What is the Global Compact on Migration?

Keywords : Human and trade union rights Migration

On September 19th last year, 193 UN Member States came together in New York at a high-level summit to address large movements of refugees and migrants. They adopted The New York Declaration for Refugees and Migrants which “recognized the need for a comprehensive approach to human mobility and enhanced cooperation at the global level.” The Declaration “set in motion a process of intergovernmental consultations and negotiations culminating in the planned adoption of the global compact on migration at an intergovernmental conference on international migration in 2018.”

How will this take place? There is a commitment to develop The Global Compact through “an open, transparent and inclusive process of consultations and negotiations and the effective participation of all relevant stakeholders, including civil society, the private sector, academic institutions, parliaments, diaspora communities, and migrant organizations in both the intergovernmental conference and its preparatory process.”

Africa, the Global Compact and Civil Society If your organization works on migration and refugees matters and is interested in policy advocacy, join Africa Moves as CSOs prepare for an Africa Region Consultation gets underway.

The “U.N. ‘Global Compact’ May Prove Regressive for Africa’s Migrants” can be read here in its entirety. Briefly, it states the impetus for the UN Summit and global attention is due to the “Syrian refugee crisis, particularly its effects on Europe…..What might work politically for Europe may well come down on the backs of migrants and refugees across Africa and elsewhere.” It goes further to state that “two things will likely worsen conditions for people trying to cross Africa’s borders, including refugees. First, Europe will – as it has been for the past decade – further externalize its migration controls to prevent people reaching its territory. Second, it will build diplomatic support for a control-based policy. Together, these measures will support efforts to prevent movement within the continent – particularly movements that might end up in Europe. Combined with broader efforts to counter terrorism along with human and narcotics trafficking, Europe will continue to provide material and technical assistance in strengthening border agencies. But such efforts will do little to prevent cross-border movements.”

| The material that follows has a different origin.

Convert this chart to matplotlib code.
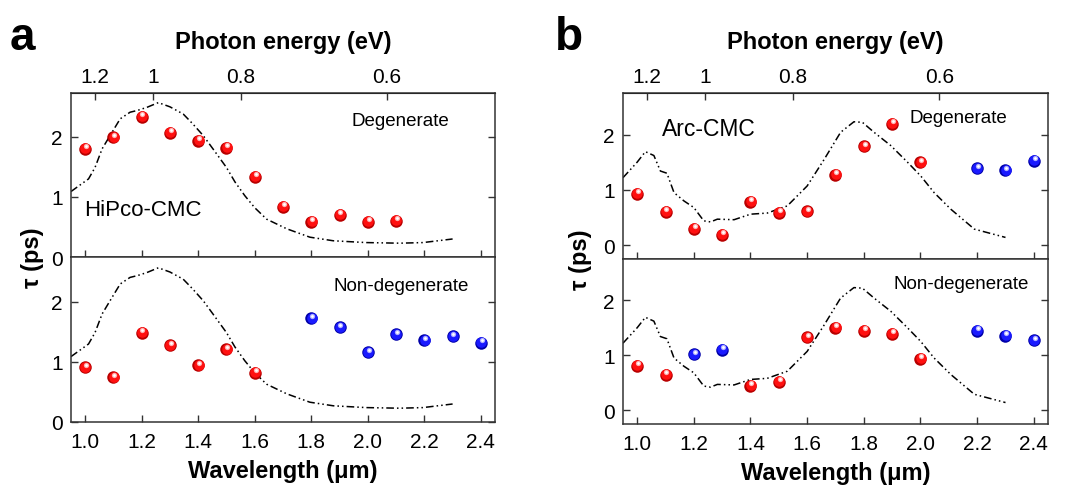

On the role and Involvement of Civil Society - RD concludes “Without strong civil society capacity to observe borderline rights abuses and the subsequent exploitation, corrupt public officials and criminal gangs will largely have free rein to seek “rents” from the most desperate migrants. Perhaps more importantly, by selling African states on a “strong borders” model, the most influential actors at the summit will weaken African countries’ ability to advocate for more lenient policies emanating from Europe.”